• [PROMPT]
Provide only the number of lines where "this" occurs.

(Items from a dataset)
________________________________________

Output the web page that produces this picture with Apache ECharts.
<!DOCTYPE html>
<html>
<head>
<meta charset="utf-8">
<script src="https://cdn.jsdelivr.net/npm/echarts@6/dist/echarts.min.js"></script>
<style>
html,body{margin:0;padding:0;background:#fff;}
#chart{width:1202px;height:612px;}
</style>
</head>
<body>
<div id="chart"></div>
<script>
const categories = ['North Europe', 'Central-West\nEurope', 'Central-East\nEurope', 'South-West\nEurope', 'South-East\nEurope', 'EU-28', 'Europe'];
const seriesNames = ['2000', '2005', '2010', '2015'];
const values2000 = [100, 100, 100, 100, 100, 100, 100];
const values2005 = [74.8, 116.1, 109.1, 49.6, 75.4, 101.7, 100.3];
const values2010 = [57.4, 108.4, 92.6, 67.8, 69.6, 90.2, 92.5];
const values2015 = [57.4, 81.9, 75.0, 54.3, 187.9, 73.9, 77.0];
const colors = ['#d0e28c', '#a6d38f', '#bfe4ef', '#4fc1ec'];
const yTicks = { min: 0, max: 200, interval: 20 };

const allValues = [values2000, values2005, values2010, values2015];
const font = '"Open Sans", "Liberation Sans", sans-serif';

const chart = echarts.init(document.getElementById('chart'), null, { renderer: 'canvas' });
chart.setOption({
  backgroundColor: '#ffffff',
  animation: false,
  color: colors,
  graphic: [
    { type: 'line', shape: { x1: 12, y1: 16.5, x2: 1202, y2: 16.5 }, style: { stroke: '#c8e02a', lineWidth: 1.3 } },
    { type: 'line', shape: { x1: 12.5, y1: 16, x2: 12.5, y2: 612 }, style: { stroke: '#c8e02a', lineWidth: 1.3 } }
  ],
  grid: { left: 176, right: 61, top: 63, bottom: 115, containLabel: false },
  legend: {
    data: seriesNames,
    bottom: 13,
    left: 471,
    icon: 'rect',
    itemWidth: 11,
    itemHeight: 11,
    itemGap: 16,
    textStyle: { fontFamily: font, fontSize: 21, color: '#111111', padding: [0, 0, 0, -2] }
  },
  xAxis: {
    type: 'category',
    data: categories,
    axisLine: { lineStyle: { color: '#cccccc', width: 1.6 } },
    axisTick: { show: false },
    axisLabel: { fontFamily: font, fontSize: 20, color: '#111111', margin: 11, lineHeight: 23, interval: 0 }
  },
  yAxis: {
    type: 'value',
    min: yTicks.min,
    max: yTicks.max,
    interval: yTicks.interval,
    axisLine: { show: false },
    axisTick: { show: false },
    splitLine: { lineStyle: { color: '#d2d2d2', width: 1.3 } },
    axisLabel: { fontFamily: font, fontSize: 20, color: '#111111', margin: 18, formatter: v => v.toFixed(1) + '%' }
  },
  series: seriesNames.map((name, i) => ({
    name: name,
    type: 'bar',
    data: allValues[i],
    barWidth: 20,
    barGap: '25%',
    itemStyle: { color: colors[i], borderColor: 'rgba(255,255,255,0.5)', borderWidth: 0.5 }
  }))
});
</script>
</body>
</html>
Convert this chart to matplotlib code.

________________________________________

• [PROBLEM SOLUTION]
2